In the first two Diablo games, death meant a restart in town, a possible loss of gold and/or experience points depending on the difficulty level, and most annoying of all, a long march back to your corpse to retrieve your equipment and money. It provided some occasionally intense moments, since another death before the corpse was reached could be catastrophic, but in a forum post on Battle.net, Diablo III community manager Bashiok says Blizzard realizes it was a hassle and has decided on a different approach to player death.

“Before I get into what we are doing let me go over some things we want to avoid with a death mechanic,” he wrote. “We want to separate being in town and being out on a quest/adventure/dungeon as much as possible. Leaving the safety of a town should not be a decision you take lightly. We don’t want to remove the sense of suspense and danger by making town something you’re always going back to pretty much whenever you like. The intent is to create a greater separation from being in town, and not, and to make your time away from town a lot more tense.”

“On that same note we also don’t want to remove the player from the action. Throwing them back to town for every death really breaks up the action, and not in a fun, interesting or necessary way,” he continued. “So, with these things in mind we’ve found that a checkpoint system works really well. Throughout your adventures, and generally at the ends of each ‘floor’ of a dungeon your character is saved to a checkpoint. When you die you’re dropped back at the last checkpoint with a small amount of health, and the rest regenerates slowly.”

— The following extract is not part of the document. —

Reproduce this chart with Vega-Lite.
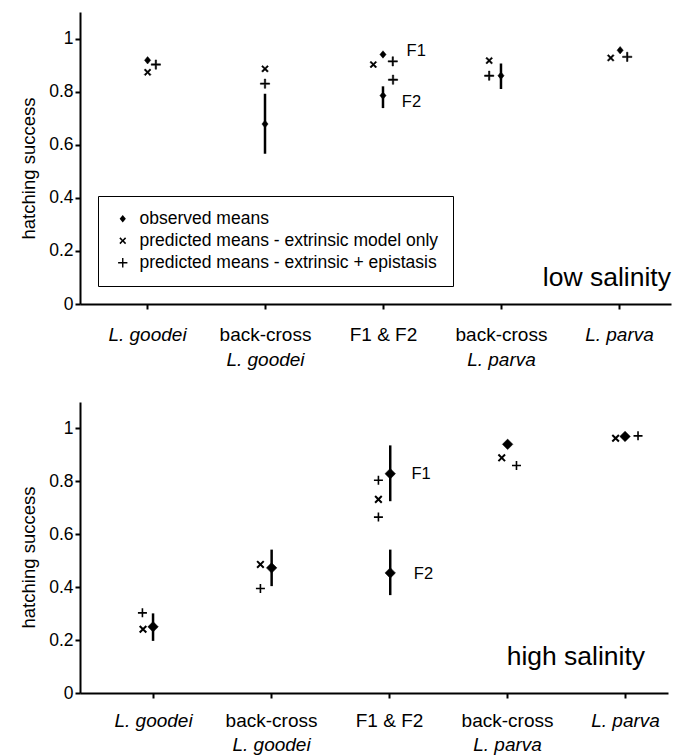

Bashiok added that Blizzard is very happy with how the system is working, but that further changes to the system are likely as development progresses. “It’s obviously a very forgiving system as it is. It’s just too early to put a ton of thought into what penalties there should be, if any, added on top of it,” he wrote. “Regardless, potential penalties aside, this is the death mechanic we’re currently using and it’s working really well so far.”